Lavrin was hired by the City in January of 2018 as a Development Planner. She was promoted to Assistant Planning and Development Manager and most recently Assistant City Manager. In a previous municipal government role she served as Assistant to the City Manager in Murfreesboro, Tennessee.
“This is what I have worked for,” Lavrin said. “I began my career as a Planning Assistant and was told if I wanted to advance, I needed to go back to school. I went to night school for four years to earn a post-graduate degree in Public Administration. It’s been a long climb from the first rung of the ladder, but now, to achieve a professional goal in a city I love, is so deeply rewarding,” she said.
As one of her first major assignments, Lavrin worked with community stakeholders to develop the GVL2040 Comprehensive Plan. The plan is the vision document that laid the groundwork for the City’s Zoning Code overhaul. The code, passed earlier this month, protects neighborhoods and green space, and directs growth to nodes and corridors. Lavrin says she’s equally appreciative of her work on the City’s Tree Protection Ordinance and neighborhood small area plans.
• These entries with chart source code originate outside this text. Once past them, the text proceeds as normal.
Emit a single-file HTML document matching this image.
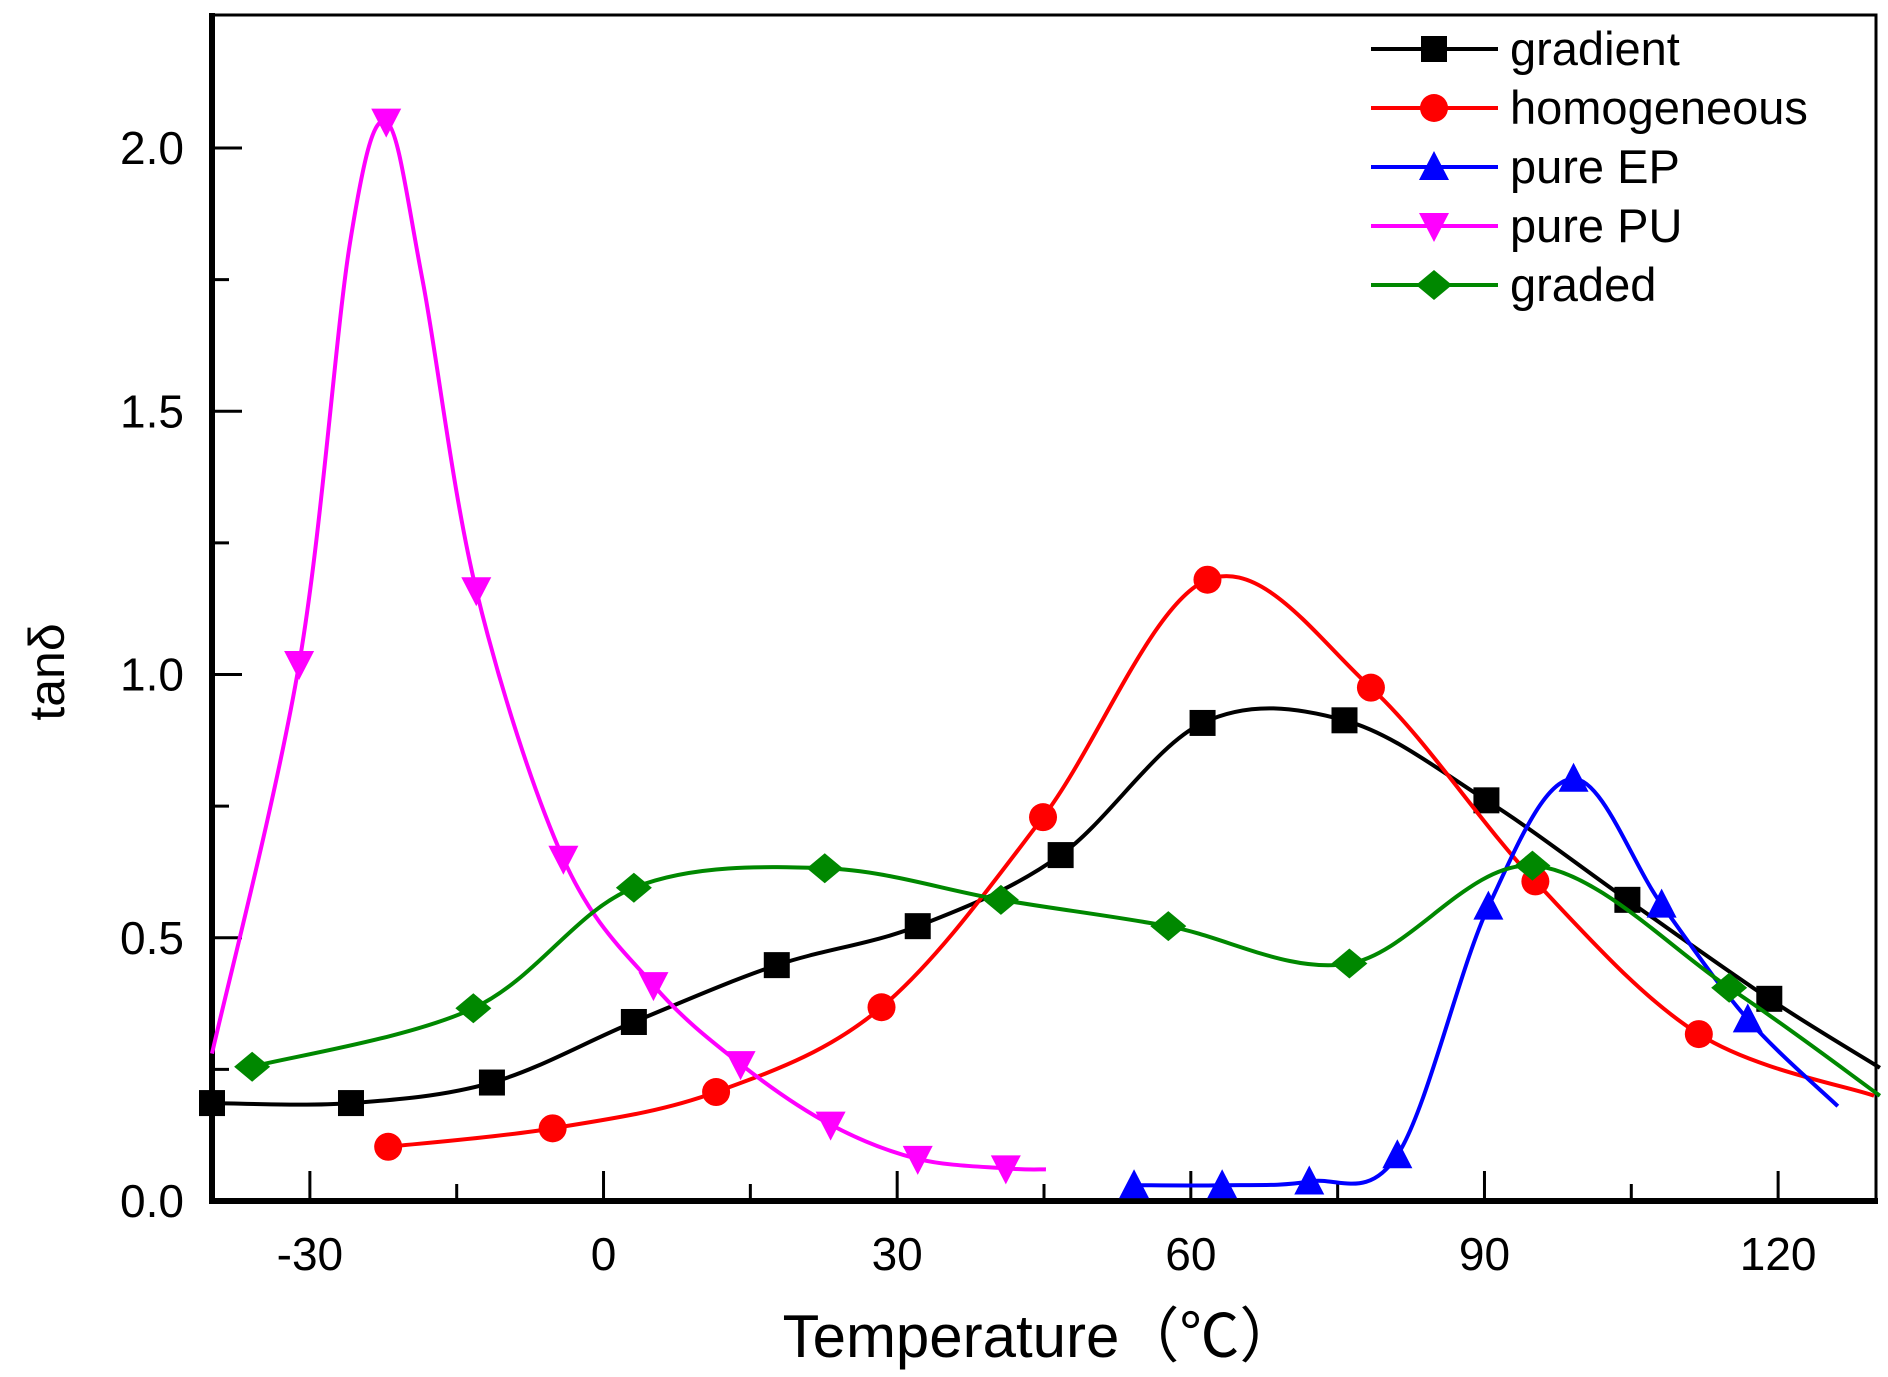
<!DOCTYPE html>
<html><head><meta charset="utf-8"><style>
html,body{margin:0;padding:0;background:#fff;}
svg{display:block;font-family:"Liberation Sans",Arial,sans-serif;}
</style></head><body>
<svg id="chart" width="1888" height="1377" viewBox="0 0 1888 1377" xmlns="http://www.w3.org/2000/svg">
<g id="axes"></g>
<g id="series"></g>
<g id="legend"></g>
<text x="1041" y="1357" font-size="60" text-anchor="middle">Temperature（℃）</text>
<text transform="translate(64,672) rotate(-90)" font-size="50" text-anchor="middle">tanδ</text>
</svg>
<script>
const xTicks=[-30,0,30,60,90,120];
const yTicks=[0,0.5,1.0,1.5,2.0];
const yTickLabels=["0.0","0.5","1.0","1.5","2.0"];
const seriesNames=["gradient","homogeneous","pure EP","pure PU","graded"];
const gradientT=[-40,-25.8,-11.4,3.1,17.7,32.1,46.7,61.2,75.7,90.2,104.6,119.1,130.4];
const gradientV=[0.186,0.186,0.225,0.34,0.448,0.522,0.657,0.908,0.913,0.761,0.572,0.384,0.253];
const homoT=[-22.0,-5.2,11.5,28.4,44.9,61.7,78.4,95.2,111.9,129.8];
const homoV=[0.103,0.138,0.207,0.368,0.729,1.18,0.975,0.607,0.317,0.2];
const epT=[54.2,63.2,72.1,81.1,90.4,99.1,108.1,116.9,126.1];
const epV=[0.03,0.03,0.037,0.087,0.559,0.802,0.563,0.345,0.18];
const puT=[-40,-31.1,-25.9,-22.2,-18.5,-13.0,-4.1,5.1,14.0,23.2,32.1,41.1,45.2];
const puV=[0.28,1.02,1.82,2.05,1.75,1.16,0.65,0.41,0.26,0.145,0.08,0.062,0.06];
const gradedT=[-35.9,-13.3,3.1,22.6,40.6,57.7,76.2,94.9,115.0,130.4];
const gradedV=[0.255,0.366,0.595,0.632,0.572,0.522,0.451,0.637,0.405,0.2];

const NS="http://www.w3.org/2000/svg";
const L=212,R=1876,T=15,B=1201,xMin=-40,xMax=130,yMax=(B-T)/526.5;
const sx=t=>L+(t-xMin)*(R-L)/(xMax-xMin);
const sy=v=>B-v*(B-T)/yMax;
function mk(tag,attrs,parent){const e=document.createElementNS(NS,tag);for(const k in attrs)e.setAttribute(k,attrs[k]);parent.appendChild(e);return e;}
const axes=document.getElementById('axes');
const frame=mk('rect',{x:L,y:T,width:R-L,height:B-T,fill:'none',stroke:'#000','stroke-width':3},axes);


mk('line',{x1:L,y1:T-2,x2:L,y2:B+3,stroke:'#000','stroke-width':6},axes);
mk('line',{x1:L-3,y1:B,x2:R+2,y2:B,stroke:'#000','stroke-width':6},axes);
for(let t=-30;t<=120;t+=15){
  const major=xTicks.includes(t);
  const tk=mk('line',{x1:sx(t),y1:B,x2:sx(t),y2:B-(major?30:17),stroke:'#000','stroke-width':3},axes);
  
  
}
xTicks.forEach(t=>{
  const e=mk('text',{x:sx(t),y:1270,'font-size':46,'text-anchor':'middle'},axes);e.textContent=t;
  
  
});
for(let v=0.25;v<=2.0;v+=0.25){
  const major=Math.abs(v*2-Math.round(v*2))<1e-6;
  const tk=mk('line',{x1:L,y1:sy(v),x2:L+(major?30:17),y2:sy(v),stroke:'#000','stroke-width':3},axes);
  
  
}
yTicks.forEach((v,i)=>{
  const e=mk('text',{x:184,y:sy(v)+16,'font-size':46,'text-anchor':'end'},axes);e.textContent=yTickLabels[i];
  
  
});
function spline(pts){
  let d=`M${pts[0][0]},${pts[0][1]}`;
  for(let i=0;i<pts.length-1;i++){
    const p0=pts[Math.max(i-1,0)],p1=pts[i],p2=pts[i+1],p3=pts[Math.min(i+2,pts.length-1)];
    const c1=[p1[0]+(p2[0]-p0[0])/6,p1[1]+(p2[1]-p0[1])/6];
    const c2=[p2[0]-(p3[0]-p1[0])/6,p2[1]-(p3[1]-p1[1])/6];
    d+=` C${c1[0]},${c1[1]} ${c2[0]},${c2[1]} ${p2[0]},${p2[1]}`;
  }
  return d;
}
function marker(shape,x,y,color,parent){
  const s=13;let e;
  if(shape==='square')e=mk('rect',{x:x-s,y:y-s,width:2*s,height:2*s,fill:color},parent);
  else if(shape==='circle')e=mk('circle',{cx:x,cy:y,r:s+1,fill:color},parent);
  else if(shape==='up')e=mk('polygon',{points:`${x},${y-s-3} ${x-s-2},${y+s} ${x+s+2},${y+s}`,fill:color},parent);
  else if(shape==='down')e=mk('polygon',{points:`${x},${y+s+3} ${x-s-2},${y-s} ${x+s+2},${y-s}`,fill:color},parent);
  else e=mk('polygon',{points:`${x},${y-s-2} ${x+s+5},${y} ${x},${y+s+2} ${x-s-5},${y}`,fill:color},parent);
  return e;
}
const defs=[
 {name:'gradient',T:gradientT,V:gradientV,color:'#000',shape:'square',skip:[12]},
 {name:'homogeneous',T:homoT,V:homoV,color:'#f00',shape:'circle',skip:[9]},
 {name:'pure-ep',T:epT,V:epV,color:'#00f',shape:'up',skip:[8]},
 {name:'pure-pu',T:puT,V:puV,color:'#f0f',shape:'down',skip:[0,2,4,12]},
 {name:'graded',T:gradedT,V:gradedV,color:'#080',shape:'diamond',skip:[9]}
];
const sg=document.getElementById('series');
defs.forEach(s=>{
  const g=mk('g',{},sg);
  
  
  const pts=s.T.map((t,i)=>[sx(t),sy(s.V[i])]);
  const p=mk('path',{d:spline(pts),fill:'none',stroke:s.color,'stroke-width':4},g);
  
  
  pts.forEach((q,i)=>{if(s.skip.includes(i))return;
    const m=marker(s.shape,q[0],q[1],s.color,g);
    
    
  });
});
const lg=document.getElementById('legend');
const rowsY=[49,108,167,226,285];
defs.forEach((s,i)=>{
  const g=mk('g',{},lg);
  
  
  mk('line',{x1:1371,y1:rowsY[i],x2:1498,y2:rowsY[i],stroke:s.color,'stroke-width':4},g);
  marker(s.shape,1434,rowsY[i],s.color,g);
  const t=mk('text',{x:1510,y:rowsY[i]+16,'font-size':47},g);t.textContent=seriesNames[i];
});
</script>
</body></html>
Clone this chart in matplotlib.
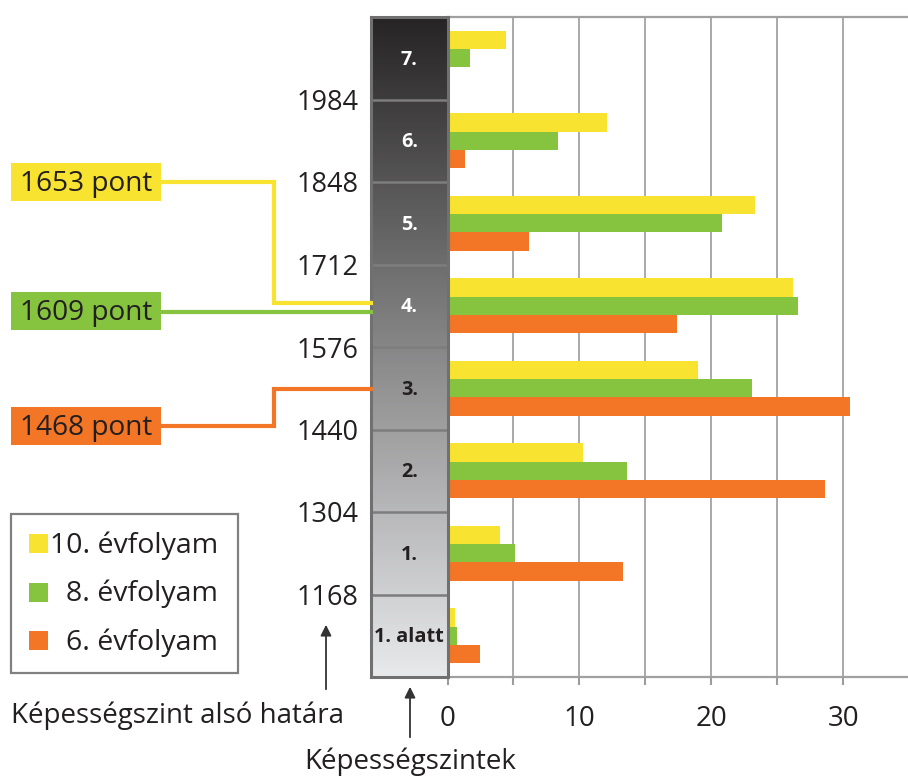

“I am proud of the relationships I have built during my five years in Greenville. I have invested as much time as I can in neighborhoods, meeting residents and listening to the desires of the community. I’ve also been fortunate to build a world-class Planning and Development Department with planners who want Greenville to grow in a balanced, responsible way,” Lavrin said.
Lavrin inherits several large projects including the redevelopment of the current City Hall at 206 S. Main, the implementation of the new zoning code, construction of a new police headquarters, fire administration and Municipal Court on Halton Road and capital improvement projects to promote road and bridge safety.
“We will continue to be bold,” she said. “Even though Greenville is small, we think big.”